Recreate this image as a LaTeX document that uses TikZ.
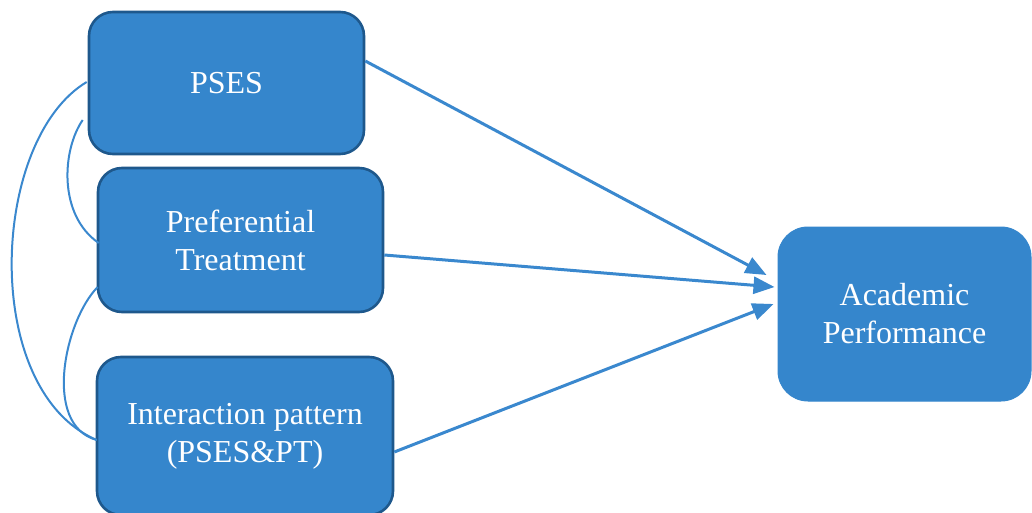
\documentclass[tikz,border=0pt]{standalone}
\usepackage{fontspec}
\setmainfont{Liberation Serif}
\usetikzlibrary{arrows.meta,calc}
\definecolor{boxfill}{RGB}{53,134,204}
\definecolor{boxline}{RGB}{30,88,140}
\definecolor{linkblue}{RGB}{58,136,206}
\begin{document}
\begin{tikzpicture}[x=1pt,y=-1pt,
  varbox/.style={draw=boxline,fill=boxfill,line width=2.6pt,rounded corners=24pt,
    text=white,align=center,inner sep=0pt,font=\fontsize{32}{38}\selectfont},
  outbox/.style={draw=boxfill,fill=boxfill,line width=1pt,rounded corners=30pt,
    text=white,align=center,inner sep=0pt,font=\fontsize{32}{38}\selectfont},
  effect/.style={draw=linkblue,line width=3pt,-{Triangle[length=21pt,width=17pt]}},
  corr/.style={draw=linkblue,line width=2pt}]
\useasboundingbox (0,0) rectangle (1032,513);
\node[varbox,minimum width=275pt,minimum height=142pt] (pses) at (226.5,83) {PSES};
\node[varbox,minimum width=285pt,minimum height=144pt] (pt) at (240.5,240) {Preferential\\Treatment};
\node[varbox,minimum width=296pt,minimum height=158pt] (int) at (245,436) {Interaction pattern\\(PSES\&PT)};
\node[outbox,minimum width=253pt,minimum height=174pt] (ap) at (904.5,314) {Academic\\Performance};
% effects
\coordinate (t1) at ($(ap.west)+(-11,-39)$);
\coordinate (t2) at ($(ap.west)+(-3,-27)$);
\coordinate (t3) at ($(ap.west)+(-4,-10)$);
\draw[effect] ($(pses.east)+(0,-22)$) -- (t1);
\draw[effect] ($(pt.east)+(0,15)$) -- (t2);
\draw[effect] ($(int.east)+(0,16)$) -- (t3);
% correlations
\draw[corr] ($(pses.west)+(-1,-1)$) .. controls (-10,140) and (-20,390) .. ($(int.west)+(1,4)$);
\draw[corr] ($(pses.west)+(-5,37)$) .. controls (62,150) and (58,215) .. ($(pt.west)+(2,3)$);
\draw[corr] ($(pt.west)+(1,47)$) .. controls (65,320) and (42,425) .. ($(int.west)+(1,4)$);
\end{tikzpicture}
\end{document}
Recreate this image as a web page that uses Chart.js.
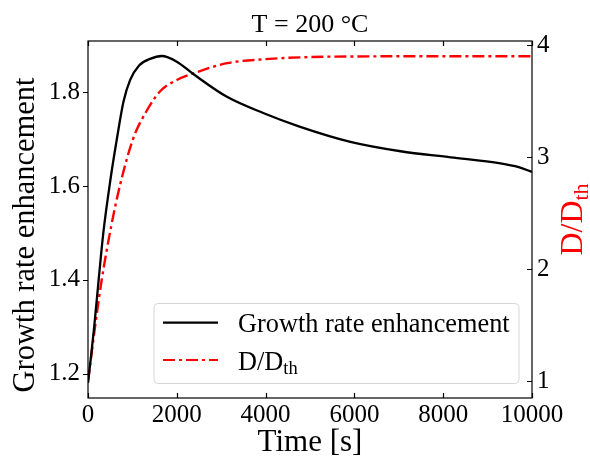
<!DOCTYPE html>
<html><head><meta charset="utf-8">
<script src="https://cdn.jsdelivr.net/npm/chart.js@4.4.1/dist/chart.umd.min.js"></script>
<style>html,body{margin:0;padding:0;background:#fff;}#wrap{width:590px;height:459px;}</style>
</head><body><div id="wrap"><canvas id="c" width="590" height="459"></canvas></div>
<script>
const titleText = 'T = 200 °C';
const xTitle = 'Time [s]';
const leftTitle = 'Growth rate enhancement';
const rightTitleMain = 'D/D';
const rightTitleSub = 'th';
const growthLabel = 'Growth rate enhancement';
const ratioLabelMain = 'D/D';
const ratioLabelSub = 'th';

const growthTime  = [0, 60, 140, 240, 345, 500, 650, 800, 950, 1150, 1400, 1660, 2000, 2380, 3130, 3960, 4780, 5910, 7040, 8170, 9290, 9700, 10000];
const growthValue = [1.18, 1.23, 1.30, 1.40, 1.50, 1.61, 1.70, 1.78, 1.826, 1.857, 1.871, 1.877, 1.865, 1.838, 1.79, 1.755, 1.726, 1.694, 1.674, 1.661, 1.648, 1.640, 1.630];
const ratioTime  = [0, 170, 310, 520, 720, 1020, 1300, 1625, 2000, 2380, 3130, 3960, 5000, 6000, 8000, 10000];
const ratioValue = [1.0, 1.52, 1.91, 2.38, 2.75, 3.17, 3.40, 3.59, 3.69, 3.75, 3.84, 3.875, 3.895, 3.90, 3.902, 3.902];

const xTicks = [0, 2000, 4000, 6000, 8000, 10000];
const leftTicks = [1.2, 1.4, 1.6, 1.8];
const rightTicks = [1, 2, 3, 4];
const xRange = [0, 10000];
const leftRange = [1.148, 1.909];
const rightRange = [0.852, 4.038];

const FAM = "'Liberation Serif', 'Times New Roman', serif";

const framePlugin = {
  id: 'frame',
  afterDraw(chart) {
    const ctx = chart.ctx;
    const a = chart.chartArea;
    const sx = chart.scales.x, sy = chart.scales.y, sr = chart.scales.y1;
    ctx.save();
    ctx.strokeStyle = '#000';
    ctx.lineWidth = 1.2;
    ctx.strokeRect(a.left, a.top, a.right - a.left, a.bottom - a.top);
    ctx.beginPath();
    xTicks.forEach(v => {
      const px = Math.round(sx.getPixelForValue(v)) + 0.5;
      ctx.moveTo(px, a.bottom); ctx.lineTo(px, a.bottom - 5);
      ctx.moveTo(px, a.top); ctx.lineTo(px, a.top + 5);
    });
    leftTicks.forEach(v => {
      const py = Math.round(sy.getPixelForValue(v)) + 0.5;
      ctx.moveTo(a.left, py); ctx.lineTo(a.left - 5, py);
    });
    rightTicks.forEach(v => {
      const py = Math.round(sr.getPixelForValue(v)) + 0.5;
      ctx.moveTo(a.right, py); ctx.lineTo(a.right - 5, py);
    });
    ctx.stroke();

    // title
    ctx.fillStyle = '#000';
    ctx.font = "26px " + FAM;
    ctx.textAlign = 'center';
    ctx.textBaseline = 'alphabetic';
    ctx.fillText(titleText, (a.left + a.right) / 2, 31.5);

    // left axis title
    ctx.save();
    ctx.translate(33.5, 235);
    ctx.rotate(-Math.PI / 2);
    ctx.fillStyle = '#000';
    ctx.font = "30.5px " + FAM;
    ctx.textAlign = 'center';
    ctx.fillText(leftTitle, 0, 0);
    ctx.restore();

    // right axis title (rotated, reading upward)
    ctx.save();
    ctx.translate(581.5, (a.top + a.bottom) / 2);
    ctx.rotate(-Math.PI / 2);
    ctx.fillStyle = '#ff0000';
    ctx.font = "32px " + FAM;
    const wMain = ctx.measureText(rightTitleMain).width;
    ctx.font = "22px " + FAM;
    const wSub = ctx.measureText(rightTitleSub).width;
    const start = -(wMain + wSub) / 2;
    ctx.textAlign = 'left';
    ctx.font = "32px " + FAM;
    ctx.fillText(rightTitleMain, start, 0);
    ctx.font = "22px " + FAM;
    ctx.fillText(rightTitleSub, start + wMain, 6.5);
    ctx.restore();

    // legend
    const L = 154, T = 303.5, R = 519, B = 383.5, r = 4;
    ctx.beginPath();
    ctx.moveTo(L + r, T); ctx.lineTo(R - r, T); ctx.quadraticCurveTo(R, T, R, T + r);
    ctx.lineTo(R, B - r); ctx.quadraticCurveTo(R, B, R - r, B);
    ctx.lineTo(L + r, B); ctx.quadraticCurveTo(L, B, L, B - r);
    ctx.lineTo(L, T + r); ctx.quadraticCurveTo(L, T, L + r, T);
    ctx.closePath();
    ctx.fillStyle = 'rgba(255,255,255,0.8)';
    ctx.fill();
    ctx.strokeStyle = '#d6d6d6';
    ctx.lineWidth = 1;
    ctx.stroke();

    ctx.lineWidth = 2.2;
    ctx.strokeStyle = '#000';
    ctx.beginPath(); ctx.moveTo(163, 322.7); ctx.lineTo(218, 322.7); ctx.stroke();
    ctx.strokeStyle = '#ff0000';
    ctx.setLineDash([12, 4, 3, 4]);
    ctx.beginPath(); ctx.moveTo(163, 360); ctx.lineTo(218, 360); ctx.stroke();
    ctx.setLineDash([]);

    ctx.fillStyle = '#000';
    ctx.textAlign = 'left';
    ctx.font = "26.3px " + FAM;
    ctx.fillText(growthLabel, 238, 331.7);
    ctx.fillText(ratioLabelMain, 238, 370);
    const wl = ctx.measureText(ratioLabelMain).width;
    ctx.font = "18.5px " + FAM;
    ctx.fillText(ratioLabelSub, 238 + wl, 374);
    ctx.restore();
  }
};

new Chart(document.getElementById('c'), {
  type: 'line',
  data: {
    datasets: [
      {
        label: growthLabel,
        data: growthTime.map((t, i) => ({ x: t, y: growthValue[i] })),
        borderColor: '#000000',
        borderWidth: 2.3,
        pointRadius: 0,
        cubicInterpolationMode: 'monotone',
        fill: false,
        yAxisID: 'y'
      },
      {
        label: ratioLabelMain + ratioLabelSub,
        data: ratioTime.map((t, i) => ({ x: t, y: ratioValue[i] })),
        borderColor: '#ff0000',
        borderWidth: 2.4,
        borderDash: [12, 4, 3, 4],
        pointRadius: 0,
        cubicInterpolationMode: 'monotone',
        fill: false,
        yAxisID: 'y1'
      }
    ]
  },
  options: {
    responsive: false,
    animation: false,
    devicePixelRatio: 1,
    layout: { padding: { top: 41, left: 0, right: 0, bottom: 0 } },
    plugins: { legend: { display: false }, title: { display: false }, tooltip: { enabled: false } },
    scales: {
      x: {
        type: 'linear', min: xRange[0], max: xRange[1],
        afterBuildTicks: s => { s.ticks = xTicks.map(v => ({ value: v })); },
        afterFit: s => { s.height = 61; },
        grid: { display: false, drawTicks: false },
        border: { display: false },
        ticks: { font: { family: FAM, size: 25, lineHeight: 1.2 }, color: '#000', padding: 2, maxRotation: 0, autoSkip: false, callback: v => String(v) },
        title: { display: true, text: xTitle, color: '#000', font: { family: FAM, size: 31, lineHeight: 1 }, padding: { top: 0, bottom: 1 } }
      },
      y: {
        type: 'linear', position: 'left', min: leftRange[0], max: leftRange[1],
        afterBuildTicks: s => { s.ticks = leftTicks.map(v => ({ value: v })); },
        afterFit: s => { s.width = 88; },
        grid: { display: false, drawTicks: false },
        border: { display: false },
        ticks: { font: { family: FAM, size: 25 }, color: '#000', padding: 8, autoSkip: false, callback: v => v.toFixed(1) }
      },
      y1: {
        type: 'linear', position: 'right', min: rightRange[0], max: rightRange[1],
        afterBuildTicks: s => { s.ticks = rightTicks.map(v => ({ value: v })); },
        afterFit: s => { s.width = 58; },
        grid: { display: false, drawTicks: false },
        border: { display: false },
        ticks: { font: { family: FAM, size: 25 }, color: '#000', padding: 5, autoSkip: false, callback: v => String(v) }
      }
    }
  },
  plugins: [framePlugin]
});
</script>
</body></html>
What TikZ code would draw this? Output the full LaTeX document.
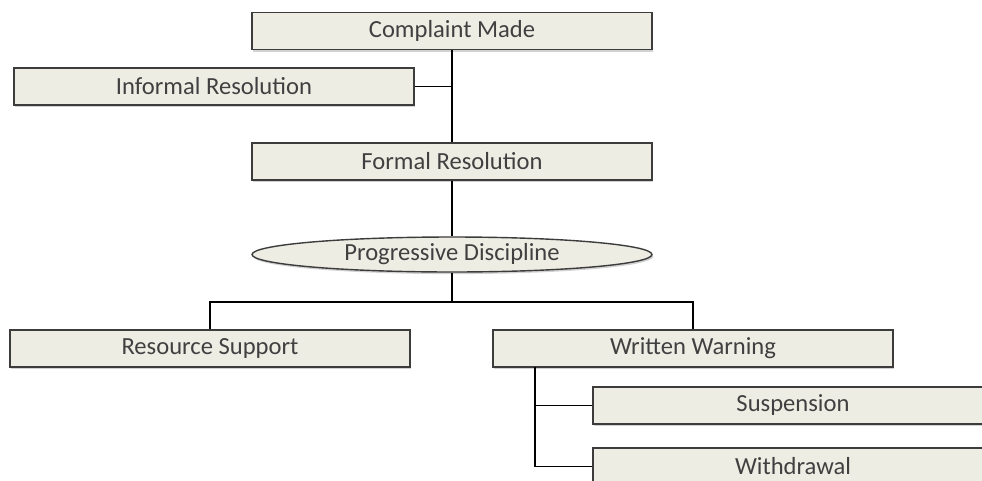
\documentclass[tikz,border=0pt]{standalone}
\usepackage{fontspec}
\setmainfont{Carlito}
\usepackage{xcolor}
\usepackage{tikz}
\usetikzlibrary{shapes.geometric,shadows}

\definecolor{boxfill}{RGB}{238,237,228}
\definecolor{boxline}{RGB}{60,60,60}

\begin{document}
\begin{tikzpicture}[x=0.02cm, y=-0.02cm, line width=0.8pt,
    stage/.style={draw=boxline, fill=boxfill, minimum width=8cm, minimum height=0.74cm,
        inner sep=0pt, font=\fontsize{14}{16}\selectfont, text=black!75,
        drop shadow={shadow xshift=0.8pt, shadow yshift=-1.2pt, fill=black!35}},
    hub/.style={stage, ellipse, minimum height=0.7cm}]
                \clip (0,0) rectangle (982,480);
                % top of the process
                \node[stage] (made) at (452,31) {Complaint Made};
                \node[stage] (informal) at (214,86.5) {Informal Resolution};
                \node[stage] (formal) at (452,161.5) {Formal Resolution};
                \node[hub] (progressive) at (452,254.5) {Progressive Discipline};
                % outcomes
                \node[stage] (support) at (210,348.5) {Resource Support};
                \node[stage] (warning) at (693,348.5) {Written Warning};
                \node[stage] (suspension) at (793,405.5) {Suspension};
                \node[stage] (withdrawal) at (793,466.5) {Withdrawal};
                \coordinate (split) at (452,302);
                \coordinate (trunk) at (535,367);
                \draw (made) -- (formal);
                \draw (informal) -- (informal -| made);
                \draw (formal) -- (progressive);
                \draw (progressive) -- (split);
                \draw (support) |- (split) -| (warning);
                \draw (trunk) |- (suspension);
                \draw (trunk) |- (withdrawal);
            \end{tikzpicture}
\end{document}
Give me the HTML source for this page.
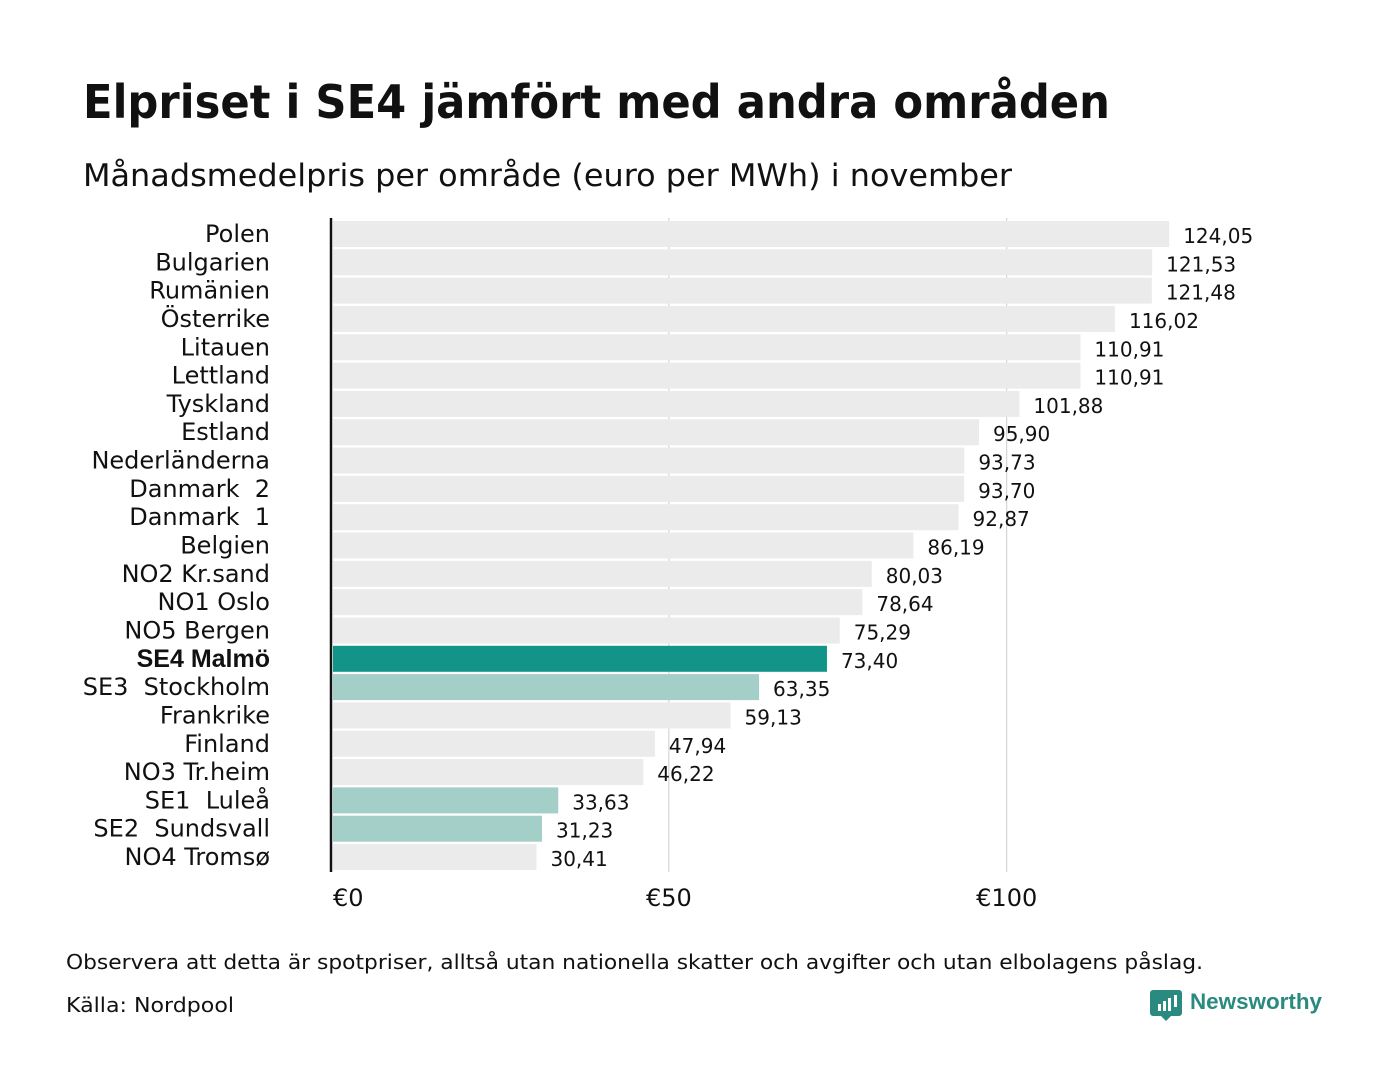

#### [Task requirements]
Set down only the lines running from the line with "What TikZ code" to the end of the entries, inclusive; omit every picture.

#### [Answer to the problem]
What TikZ code would draw this? Output the full LaTeX document.
\documentclass[tikz,border=0pt]{standalone}
\usepackage{fontspec}
\setmainfont{Carlito}
\usepackage{xcolor}
\usepackage{tikz}
\usetikzlibrary{shapes.geometric,shadows}

\definecolor{boxfill}{RGB}{238,237,228}
\definecolor{boxline}{RGB}{60,60,60}

\begin{document}
\begin{tikzpicture}[x=0.02cm, y=-0.02cm, line width=0.8pt,
    stage/.style={draw=boxline, fill=boxfill, minimum width=8cm, minimum height=0.74cm,
        inner sep=0pt, font=\fontsize{14}{16}\selectfont, text=black!75,
        drop shadow={shadow xshift=0.8pt, shadow yshift=-1.2pt, fill=black!35}},
    hub/.style={stage, ellipse, minimum height=0.7cm}]
                \clip (0,0) rectangle (982,480);
                % top of the process
                \node[stage] (made) at (452,31) {Complaint Made};
                \node[stage] (informal) at (214,86.5) {Informal Resolution};
                \node[stage] (formal) at (452,161.5) {Formal Resolution};
                \node[hub] (progressive) at (452,254.5) {Progressive Discipline};
                % outcomes
                \node[stage] (support) at (210,348.5) {Resource Support};
                \node[stage] (warning) at (693,348.5) {Written Warning};
                \node[stage] (suspension) at (793,405.5) {Suspension};
                \node[stage] (withdrawal) at (793,466.5) {Withdrawal};
                \coordinate (split) at (452,302);
                \coordinate (trunk) at (535,367);
                \draw (made) -- (formal);
                \draw (informal) -- (informal -| made);
                \draw (formal) -- (progressive);
                \draw (progressive) -- (split);
                \draw (support) |- (split) -| (warning);
                \draw (trunk) |- (suspension);
                \draw (trunk) |- (withdrawal);
            \end{tikzpicture}
\end{document}
Give me the HTML source for this page.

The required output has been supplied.